----- Given information -----
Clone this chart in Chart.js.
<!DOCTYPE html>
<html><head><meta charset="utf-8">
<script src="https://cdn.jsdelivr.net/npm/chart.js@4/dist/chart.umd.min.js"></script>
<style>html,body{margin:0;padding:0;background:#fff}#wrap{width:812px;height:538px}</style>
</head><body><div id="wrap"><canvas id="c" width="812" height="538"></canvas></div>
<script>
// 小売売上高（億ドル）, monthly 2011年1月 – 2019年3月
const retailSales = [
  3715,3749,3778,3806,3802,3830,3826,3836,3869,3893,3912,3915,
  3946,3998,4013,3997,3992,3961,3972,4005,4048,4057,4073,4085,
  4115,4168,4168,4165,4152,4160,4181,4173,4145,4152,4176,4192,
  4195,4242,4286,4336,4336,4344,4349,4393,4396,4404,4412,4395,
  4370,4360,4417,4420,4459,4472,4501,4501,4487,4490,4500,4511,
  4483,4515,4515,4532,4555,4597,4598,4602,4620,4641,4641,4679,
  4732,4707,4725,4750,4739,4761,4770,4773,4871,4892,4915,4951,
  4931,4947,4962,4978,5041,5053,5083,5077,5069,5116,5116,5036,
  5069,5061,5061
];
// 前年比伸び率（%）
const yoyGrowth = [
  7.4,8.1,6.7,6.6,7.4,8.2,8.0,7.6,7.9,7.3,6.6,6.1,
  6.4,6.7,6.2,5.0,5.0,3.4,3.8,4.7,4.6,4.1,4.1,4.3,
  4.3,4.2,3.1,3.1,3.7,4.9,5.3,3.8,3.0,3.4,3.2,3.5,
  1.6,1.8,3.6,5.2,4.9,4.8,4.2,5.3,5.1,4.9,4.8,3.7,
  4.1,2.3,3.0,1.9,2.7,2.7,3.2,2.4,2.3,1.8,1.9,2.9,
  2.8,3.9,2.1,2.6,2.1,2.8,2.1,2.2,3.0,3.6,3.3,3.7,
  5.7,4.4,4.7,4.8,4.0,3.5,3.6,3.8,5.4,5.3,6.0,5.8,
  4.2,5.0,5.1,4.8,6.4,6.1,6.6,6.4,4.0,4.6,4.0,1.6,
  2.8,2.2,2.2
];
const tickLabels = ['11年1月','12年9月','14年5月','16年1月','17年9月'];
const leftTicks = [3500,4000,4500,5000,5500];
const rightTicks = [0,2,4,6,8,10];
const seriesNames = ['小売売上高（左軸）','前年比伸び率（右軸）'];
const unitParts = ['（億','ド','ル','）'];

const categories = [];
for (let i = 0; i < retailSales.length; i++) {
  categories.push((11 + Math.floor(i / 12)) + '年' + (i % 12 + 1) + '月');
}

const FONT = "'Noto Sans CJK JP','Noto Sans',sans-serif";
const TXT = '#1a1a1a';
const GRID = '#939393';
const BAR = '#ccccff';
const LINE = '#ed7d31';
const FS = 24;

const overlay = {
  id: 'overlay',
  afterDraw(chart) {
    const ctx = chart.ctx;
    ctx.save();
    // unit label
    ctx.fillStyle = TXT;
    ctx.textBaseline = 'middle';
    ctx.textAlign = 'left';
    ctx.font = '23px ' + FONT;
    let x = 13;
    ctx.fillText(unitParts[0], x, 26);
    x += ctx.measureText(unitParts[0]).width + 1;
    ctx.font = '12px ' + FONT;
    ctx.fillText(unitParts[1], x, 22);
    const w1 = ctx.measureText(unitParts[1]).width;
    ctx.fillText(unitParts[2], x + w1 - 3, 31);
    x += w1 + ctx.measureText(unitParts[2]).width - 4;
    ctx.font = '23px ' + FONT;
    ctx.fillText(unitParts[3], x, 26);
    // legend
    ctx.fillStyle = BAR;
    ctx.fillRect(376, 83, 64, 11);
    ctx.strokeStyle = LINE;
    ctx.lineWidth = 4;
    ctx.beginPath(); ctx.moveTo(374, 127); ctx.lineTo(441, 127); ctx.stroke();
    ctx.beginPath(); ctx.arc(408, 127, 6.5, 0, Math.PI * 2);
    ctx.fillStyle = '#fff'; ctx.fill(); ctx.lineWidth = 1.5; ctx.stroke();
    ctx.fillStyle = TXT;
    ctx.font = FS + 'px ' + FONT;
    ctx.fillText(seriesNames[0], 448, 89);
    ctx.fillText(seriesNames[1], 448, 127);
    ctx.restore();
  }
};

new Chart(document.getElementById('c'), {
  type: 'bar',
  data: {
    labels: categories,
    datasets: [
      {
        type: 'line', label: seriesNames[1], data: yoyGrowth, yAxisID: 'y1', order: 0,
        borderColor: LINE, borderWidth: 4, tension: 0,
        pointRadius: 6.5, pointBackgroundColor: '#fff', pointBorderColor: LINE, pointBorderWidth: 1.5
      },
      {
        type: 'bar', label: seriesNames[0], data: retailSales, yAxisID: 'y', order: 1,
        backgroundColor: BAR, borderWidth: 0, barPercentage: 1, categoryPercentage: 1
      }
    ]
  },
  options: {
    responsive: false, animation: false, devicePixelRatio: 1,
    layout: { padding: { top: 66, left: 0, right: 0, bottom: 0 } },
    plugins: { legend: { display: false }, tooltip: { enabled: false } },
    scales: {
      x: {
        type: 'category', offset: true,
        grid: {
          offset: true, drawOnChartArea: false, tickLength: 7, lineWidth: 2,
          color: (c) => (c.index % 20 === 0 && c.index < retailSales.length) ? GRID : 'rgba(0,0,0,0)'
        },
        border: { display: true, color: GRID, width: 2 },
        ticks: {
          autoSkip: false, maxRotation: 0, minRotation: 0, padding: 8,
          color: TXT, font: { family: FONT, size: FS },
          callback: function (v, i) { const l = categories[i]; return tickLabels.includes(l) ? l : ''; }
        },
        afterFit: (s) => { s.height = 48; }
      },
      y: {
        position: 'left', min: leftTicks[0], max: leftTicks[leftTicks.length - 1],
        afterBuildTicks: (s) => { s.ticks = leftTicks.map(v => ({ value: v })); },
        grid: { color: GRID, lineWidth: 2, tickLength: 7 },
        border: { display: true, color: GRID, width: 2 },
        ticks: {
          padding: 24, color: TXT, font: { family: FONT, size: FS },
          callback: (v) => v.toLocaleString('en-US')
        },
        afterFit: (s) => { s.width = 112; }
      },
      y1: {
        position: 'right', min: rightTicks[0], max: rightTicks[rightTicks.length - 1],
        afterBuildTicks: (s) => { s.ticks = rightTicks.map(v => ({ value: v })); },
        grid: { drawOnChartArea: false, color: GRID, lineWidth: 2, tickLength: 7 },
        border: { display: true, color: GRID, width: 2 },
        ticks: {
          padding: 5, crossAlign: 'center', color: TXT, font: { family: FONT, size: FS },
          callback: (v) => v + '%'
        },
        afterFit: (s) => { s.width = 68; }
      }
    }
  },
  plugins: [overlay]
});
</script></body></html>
-----
**Task goal**
Write out the material from the first line to the last, exactly.

**Task solution**
Clone this chart in Chart.js.
<!DOCTYPE html>
<html><head><meta charset="utf-8">
<script src="https://cdn.jsdelivr.net/npm/chart.js@4/dist/chart.umd.min.js"></script>
<style>html,body{margin:0;padding:0;background:#fff}#wrap{width:812px;height:538px}</style>
</head><body><div id="wrap"><canvas id="c" width="812" height="538"></canvas></div>
<script>
// 小売売上高（億ドル）, monthly 2011年1月 – 2019年3月
const retailSales = [
  3715,3749,3778,3806,3802,3830,3826,3836,3869,3893,3912,3915,
  3946,3998,4013,3997,3992,3961,3972,4005,4048,4057,4073,4085,
  4115,4168,4168,4165,4152,4160,4181,4173,4145,4152,4176,4192,
  4195,4242,4286,4336,4336,4344,4349,4393,4396,4404,4412,4395,
  4370,4360,4417,4420,4459,4472,4501,4501,4487,4490,4500,4511,
  4483,4515,4515,4532,4555,4597,4598,4602,4620,4641,4641,4679,
  4732,4707,4725,4750,4739,4761,4770,4773,4871,4892,4915,4951,
  4931,4947,4962,4978,5041,5053,5083,5077,5069,5116,5116,5036,
  5069,5061,5061
];
// 前年比伸び率（%）
const yoyGrowth = [
  7.4,8.1,6.7,6.6,7.4,8.2,8.0,7.6,7.9,7.3,6.6,6.1,
  6.4,6.7,6.2,5.0,5.0,3.4,3.8,4.7,4.6,4.1,4.1,4.3,
  4.3,4.2,3.1,3.1,3.7,4.9,5.3,3.8,3.0,3.4,3.2,3.5,
  1.6,1.8,3.6,5.2,4.9,4.8,4.2,5.3,5.1,4.9,4.8,3.7,
  4.1,2.3,3.0,1.9,2.7,2.7,3.2,2.4,2.3,1.8,1.9,2.9,
  2.8,3.9,2.1,2.6,2.1,2.8,2.1,2.2,3.0,3.6,3.3,3.7,
  5.7,4.4,4.7,4.8,4.0,3.5,3.6,3.8,5.4,5.3,6.0,5.8,
  4.2,5.0,5.1,4.8,6.4,6.1,6.6,6.4,4.0,4.6,4.0,1.6,
  2.8,2.2,2.2
];
const tickLabels = ['11年1月','12年9月','14年5月','16年1月','17年9月'];
const leftTicks = [3500,4000,4500,5000,5500];
const rightTicks = [0,2,4,6,8,10];
const seriesNames = ['小売売上高（左軸）','前年比伸び率（右軸）'];
const unitParts = ['（億','ド','ル','）'];

const categories = [];
for (let i = 0; i < retailSales.length; i++) {
  categories.push((11 + Math.floor(i / 12)) + '年' + (i % 12 + 1) + '月');
}

const FONT = "'Noto Sans CJK JP','Noto Sans',sans-serif";
const TXT = '#1a1a1a';
const GRID = '#939393';
const BAR = '#ccccff';
const LINE = '#ed7d31';
const FS = 24;

const overlay = {
  id: 'overlay',
  afterDraw(chart) {
    const ctx = chart.ctx;
    ctx.save();
    // unit label
    ctx.fillStyle = TXT;
    ctx.textBaseline = 'middle';
    ctx.textAlign = 'left';
    ctx.font = '23px ' + FONT;
    let x = 13;
    ctx.fillText(unitParts[0], x, 26);
    x += ctx.measureText(unitParts[0]).width + 1;
    ctx.font = '12px ' + FONT;
    ctx.fillText(unitParts[1], x, 22);
    const w1 = ctx.measureText(unitParts[1]).width;
    ctx.fillText(unitParts[2], x + w1 - 3, 31);
    x += w1 + ctx.measureText(unitParts[2]).width - 4;
    ctx.font = '23px ' + FONT;
    ctx.fillText(unitParts[3], x, 26);
    // legend
    ctx.fillStyle = BAR;
    ctx.fillRect(376, 83, 64, 11);
    ctx.strokeStyle = LINE;
    ctx.lineWidth = 4;
    ctx.beginPath(); ctx.moveTo(374, 127); ctx.lineTo(441, 127); ctx.stroke();
    ctx.beginPath(); ctx.arc(408, 127, 6.5, 0, Math.PI * 2);
    ctx.fillStyle = '#fff'; ctx.fill(); ctx.lineWidth = 1.5; ctx.stroke();
    ctx.fillStyle = TXT;
    ctx.font = FS + 'px ' + FONT;
    ctx.fillText(seriesNames[0], 448, 89);
    ctx.fillText(seriesNames[1], 448, 127);
    ctx.restore();
  }
};

new Chart(document.getElementById('c'), {
  type: 'bar',
  data: {
    labels: categories,
    datasets: [
      {
        type: 'line', label: seriesNames[1], data: yoyGrowth, yAxisID: 'y1', order: 0,
        borderColor: LINE, borderWidth: 4, tension: 0,
        pointRadius: 6.5, pointBackgroundColor: '#fff', pointBorderColor: LINE, pointBorderWidth: 1.5
      },
      {
        type: 'bar', label: seriesNames[0], data: retailSales, yAxisID: 'y', order: 1,
        backgroundColor: BAR, borderWidth: 0, barPercentage: 1, categoryPercentage: 1
      }
    ]
  },
  options: {
    responsive: false, animation: false, devicePixelRatio: 1,
    layout: { padding: { top: 66, left: 0, right: 0, bottom: 0 } },
    plugins: { legend: { display: false }, tooltip: { enabled: false } },
    scales: {
      x: {
        type: 'category', offset: true,
        grid: {
          offset: true, drawOnChartArea: false, tickLength: 7, lineWidth: 2,
          color: (c) => (c.index % 20 === 0 && c.index < retailSales.length) ? GRID : 'rgba(0,0,0,0)'
        },
        border: { display: true, color: GRID, width: 2 },
        ticks: {
          autoSkip: false, maxRotation: 0, minRotation: 0, padding: 8,
          color: TXT, font: { family: FONT, size: FS },
          callback: function (v, i) { const l = categories[i]; return tickLabels.includes(l) ? l : ''; }
        },
        afterFit: (s) => { s.height = 48; }
      },
      y: {
        position: 'left', min: leftTicks[0], max: leftTicks[leftTicks.length - 1],
        afterBuildTicks: (s) => { s.ticks = leftTicks.map(v => ({ value: v })); },
        grid: { color: GRID, lineWidth: 2, tickLength: 7 },
        border: { display: true, color: GRID, width: 2 },
        ticks: {
          padding: 24, color: TXT, font: { family: FONT, size: FS },
          callback: (v) => v.toLocaleString('en-US')
        },
        afterFit: (s) => { s.width = 112; }
      },
      y1: {
        position: 'right', min: rightTicks[0], max: rightTicks[rightTicks.length - 1],
        afterBuildTicks: (s) => { s.ticks = rightTicks.map(v => ({ value: v })); },
        grid: { drawOnChartArea: false, color: GRID, lineWidth: 2, tickLength: 7 },
        border: { display: true, color: GRID, width: 2 },
        ticks: {
          padding: 5, crossAlign: 'center', color: TXT, font: { family: FONT, size: FS },
          callback: (v) => v + '%'
        },
        afterFit: (s) => { s.width = 68; }
      }
    }
  },
  plugins: [overlay]
});
</script></body></html>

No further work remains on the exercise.